SHORT TASK | From the listing that follows, output everything exactly except the pictures.

COLLECTED DATA |
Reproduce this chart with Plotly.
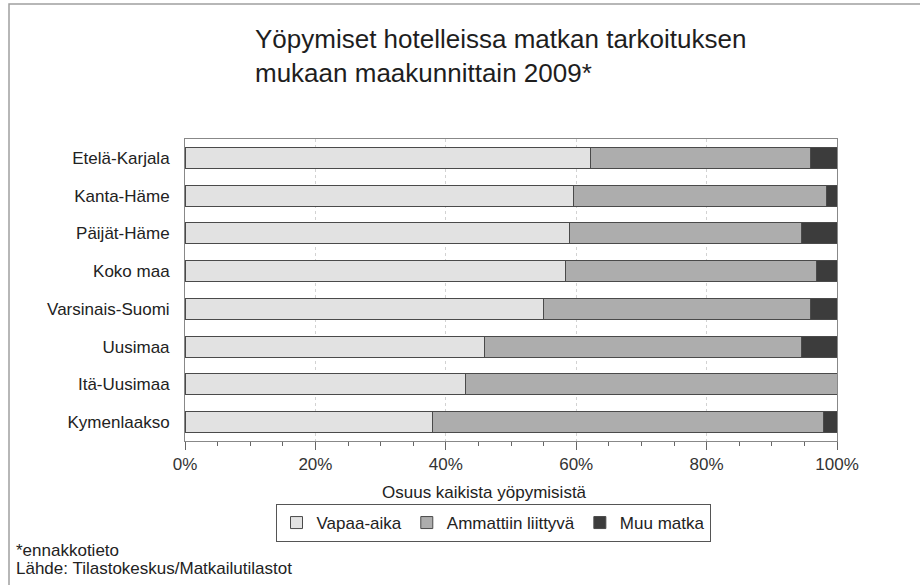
import plotly.graph_objects as go

categories = ["Etelä-Karjala", "Kanta-Häme", "Päijät-Häme", "Koko maa",
              "Varsinais-Suomi", "Uusimaa", "Itä-Uusimaa", "Kymenlaakso"]
vapaa_aika = [62.2, 59.6, 59.0, 58.4, 55.0, 46.0, 43.0, 37.9]
ammatti = [33.7, 38.8, 35.6, 38.4, 40.9, 48.6, 57.0, 60.0]
muu_matka = [4.1, 1.6, 5.4, 3.2, 4.1, 5.4, 0.0, 2.1]
series_names = ["Vapaa-aika", "Ammattiin liittyvä", "Muu matka"]
x_ticks = [0, 20, 40, 60, 80, 100]
title_text = "Yöpymiset hotelleissa matkan tarkoituksen<br>mukaan maakunnittain 2009*"
x_title = "Osuus kaikista yöpymisistä"
notes = ["*ennakkotieto", "Lähde: Tilastokeskus/Matkailutilastot"]

FONT = "Liberation Sans, Arial, Helvetica, sans-serif"
W, H = 920, 585
L, R, T, B = 185, 83, 139, 144
pw, ph = W - L - R, H - T - B


def px_x(x):
    return (x - L) / pw


def px_y(y):
    return (H - B - y) / ph


colors = ["#e2e2e2", "#adadad", "#3c3c3c"]
fig = go.Figure()
for name, vals, c in zip(series_names, [vapaa_aika, ammatti, muu_matka], colors):
    fig.add_trace(go.Bar(
        y=categories, x=vals, name=name, orientation="h",
        marker=dict(color=c, line=dict(color="#4a4a4a", width=1)),
    ))

fig.update_layout(
    width=W, height=H,
    margin=dict(l=L, r=R, t=T, b=B),
    paper_bgcolor="white", plot_bgcolor="white",
    barmode="stack", bargap=0.44,
    font=dict(family=FONT, size=17, color="#222222"),
    title=dict(
        text=title_text,
        x=255 / W, xanchor="left", xref="container",
        y=1 - 48 / H, yanchor="top", yref="container",
        font=dict(family=FONT, size=26, color="#1e1e1e"),
    ),
    legend=dict(
        orientation="h", x=px_x(493), xanchor="center",
        y=px_y(523), yanchor="middle",
        bordercolor="#555555", borderwidth=1, bgcolor="white",
        font=dict(size=17), traceorder="normal",
        itemwidth=30,
    ),
    showlegend=True,
)

fig.update_xaxes(
    range=[0, 100], tickvals=x_ticks, ticktext=[f"{v}%" for v in x_ticks],
    showgrid=True, gridcolor="#d2d2d2", griddash="dot", gridwidth=1,
    showline=True, linecolor="#888888", linewidth=1, mirror=True,
    ticks="outside", ticklen=8, tickcolor="#666666", ticklabelstandoff=0,
    minor=dict(dtick=5, ticks="outside", ticklen=4, tickcolor="#666666", showgrid=False),
    zeroline=False,
    tickfont=dict(size=17, color="#333333"),
)
fig.update_yaxes(
    autorange="reversed",
    showline=True, linecolor="#888888", linewidth=1, mirror=True,
    showgrid=False, ticks="", ticklabelstandoff=11,
    tickfont=dict(size=17, color="#222222"),
)

# x-axis title (centred as in the original, slightly left of plot centre)
fig.add_annotation(text=x_title, xref="paper", yref="paper",
                   x=px_x(484), y=px_y(492), xanchor="center", yanchor="middle",
                   showarrow=False, font=dict(size=17, color="#222222"))

for i, note in enumerate(notes):
    fig.add_annotation(text=note, xref="paper", yref="paper",
                       x=px_x(14), y=px_y(550 + 18 * i), xanchor="left", yanchor="middle",
                       showarrow=False, font=dict(size=17, color="#222222"))

# outer frame (left and top edges visible)
fig.add_shape(type="rect", xref="paper", yref="paper",
              x0=px_x(9), x1=px_x(W + 20), y0=px_y(H + 20), y1=px_y(4),
              line=dict(color="#a0a0a0", width=1.5), layer="below")

fig.write_html("out.html", config={"displayModeBar": False},
               post_script="document.body.style.margin='0';")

CORRECT RESPONSE |
Reproduce this chart with Plotly.
import plotly.graph_objects as go

categories = ["Etelä-Karjala", "Kanta-Häme", "Päijät-Häme", "Koko maa",
              "Varsinais-Suomi", "Uusimaa", "Itä-Uusimaa", "Kymenlaakso"]
vapaa_aika = [62.2, 59.6, 59.0, 58.4, 55.0, 46.0, 43.0, 37.9]
ammatti = [33.7, 38.8, 35.6, 38.4, 40.9, 48.6, 57.0, 60.0]
muu_matka = [4.1, 1.6, 5.4, 3.2, 4.1, 5.4, 0.0, 2.1]
series_names = ["Vapaa-aika", "Ammattiin liittyvä", "Muu matka"]
x_ticks = [0, 20, 40, 60, 80, 100]
title_text = "Yöpymiset hotelleissa matkan tarkoituksen<br>mukaan maakunnittain 2009*"
x_title = "Osuus kaikista yöpymisistä"
notes = ["*ennakkotieto", "Lähde: Tilastokeskus/Matkailutilastot"]

FONT = "Liberation Sans, Arial, Helvetica, sans-serif"
W, H = 920, 585
L, R, T, B = 185, 83, 139, 144
pw, ph = W - L - R, H - T - B


def px_x(x):
    return (x - L) / pw


def px_y(y):
    return (H - B - y) / ph


colors = ["#e2e2e2", "#adadad", "#3c3c3c"]
fig = go.Figure()
for name, vals, c in zip(series_names, [vapaa_aika, ammatti, muu_matka], colors):
    fig.add_trace(go.Bar(
        y=categories, x=vals, name=name, orientation="h",
        marker=dict(color=c, line=dict(color="#4a4a4a", width=1)),
    ))

fig.update_layout(
    width=W, height=H,
    margin=dict(l=L, r=R, t=T, b=B),
    paper_bgcolor="white", plot_bgcolor="white",
    barmode="stack", bargap=0.44,
    font=dict(family=FONT, size=17, color="#222222"),
    title=dict(
        text=title_text,
        x=255 / W, xanchor="left", xref="container",
        y=1 - 48 / H, yanchor="top", yref="container",
        font=dict(family=FONT, size=26, color="#1e1e1e"),
    ),
    legend=dict(
        orientation="h", x=px_x(493), xanchor="center",
        y=px_y(523), yanchor="middle",
        bordercolor="#555555", borderwidth=1, bgcolor="white",
        font=dict(size=17), traceorder="normal",
        itemwidth=30,
    ),
    showlegend=True,
)

fig.update_xaxes(
    range=[0, 100], tickvals=x_ticks, ticktext=[f"{v}%" for v in x_ticks],
    showgrid=True, gridcolor="#d2d2d2", griddash="dot", gridwidth=1,
    showline=True, linecolor="#888888", linewidth=1, mirror=True,
    ticks="outside", ticklen=8, tickcolor="#666666", ticklabelstandoff=0,
    minor=dict(dtick=5, ticks="outside", ticklen=4, tickcolor="#666666", showgrid=False),
    zeroline=False,
    tickfont=dict(size=17, color="#333333"),
)
fig.update_yaxes(
    autorange="reversed",
    showline=True, linecolor="#888888", linewidth=1, mirror=True,
    showgrid=False, ticks="", ticklabelstandoff=11,
    tickfont=dict(size=17, color="#222222"),
)

# x-axis title (centred as in the original, slightly left of plot centre)
fig.add_annotation(text=x_title, xref="paper", yref="paper",
                   x=px_x(484), y=px_y(492), xanchor="center", yanchor="middle",
                   showarrow=False, font=dict(size=17, color="#222222"))

for i, note in enumerate(notes):
    fig.add_annotation(text=note, xref="paper", yref="paper",
                       x=px_x(14), y=px_y(550 + 18 * i), xanchor="left", yanchor="middle",
                       showarrow=False, font=dict(size=17, color="#222222"))

# outer frame (left and top edges visible)
fig.add_shape(type="rect", xref="paper", yref="paper",
              x0=px_x(9), x1=px_x(W + 20), y0=px_y(H + 20), y1=px_y(4),
              line=dict(color="#a0a0a0", width=1.5), layer="below")

fig.write_html("out.html", config={"displayModeBar": False},
               post_script="document.body.style.margin='0';")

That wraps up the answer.